Grieving Egyptian. Note the reddish-brown skin tone

Egypt is mentioned more than 300 places in the biblical narratives because the rulers among Abraham's people were related to the rulers of Egypt. While in Egypt, Abraham and Sarah were present in Pharaoh's court which is how Pharaoh's officials noticed Sarah's great beauty. This also explains Abraham's audience with Pharaoh (Gen. 12:18).  

The Greek historian Herodotus (484-425 B.C.) used the Greek term for the Red Sea to encompass the Gulf of Suez, the Gulf of Aqaba, the Red Sea, and the Indian Ocean. This is because he understood that the major bodies of water were controlled by the Hamitic Afro-Arabian and Semitic Afro-Asiatic rulers. These rulers were related by marriage. The water ways were the great highways of that time and it was along these rivers that the Horite priests spread their religious beliefs concerning Horus, who was called "son of God."  Horus is the pattern by which Abraham's descendants recognized the Messianic identity of Jesus of Nazareth.  The primitive shape of messianic expectation is found among the Nilotic peoples. Their sea (bahr) was the Nile, the longest river in the world.
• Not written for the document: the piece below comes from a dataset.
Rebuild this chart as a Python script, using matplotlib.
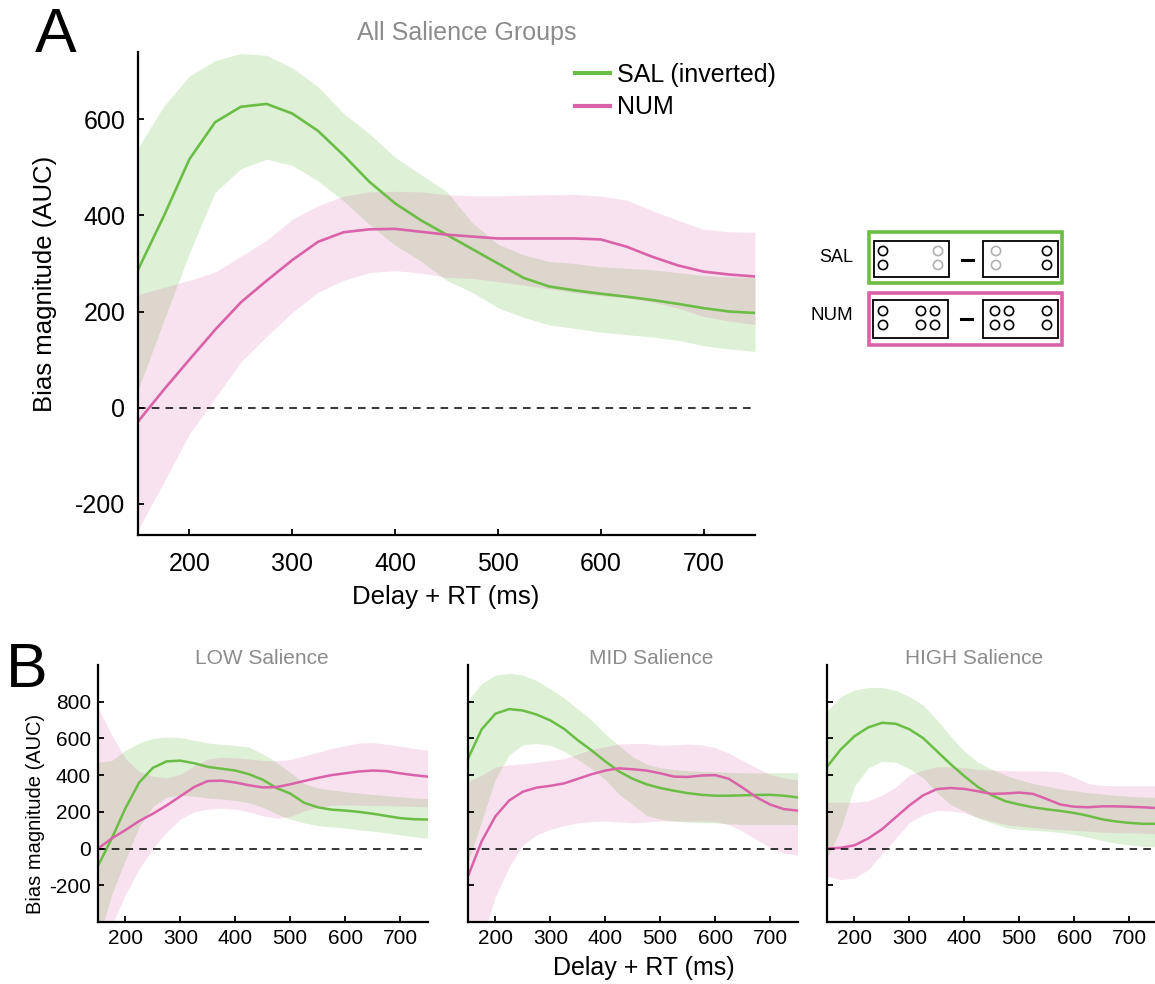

As notes Egyptian author Galal Amin:  "... These villages were, by communications standards of that time, very far away from the sea [i.e. Mediterranean, Gulf of Suez and Red Sea]. Their inhabitants still sang the praises of the summer breeze, and went in search of it, finding the breeze that came from the direction of the sea available to them on the banks of the Nile and the many canals that branched out of it. As a matter of fact, when most Egyptians referred to the 'sea,' bahr, it was the Nile and its canals they were talking about. As for the real sea, they called it 'the salty one,' and it was something that inspired great awe, provoked presumably by ignorance of it and a lack of any direct experience with it, and no realistic hope of ever seeing it. (Galal Amin, Whatever Happened to the Egyptians, p. 121)

Amin is describing the average villager, not the rulers whose territories were much vaster than is generally recognized. Abraham's father, for example, controlled almost the entire length of the Euphrates since his principal cities were Haran at its extreme north and Ur at its extreme south.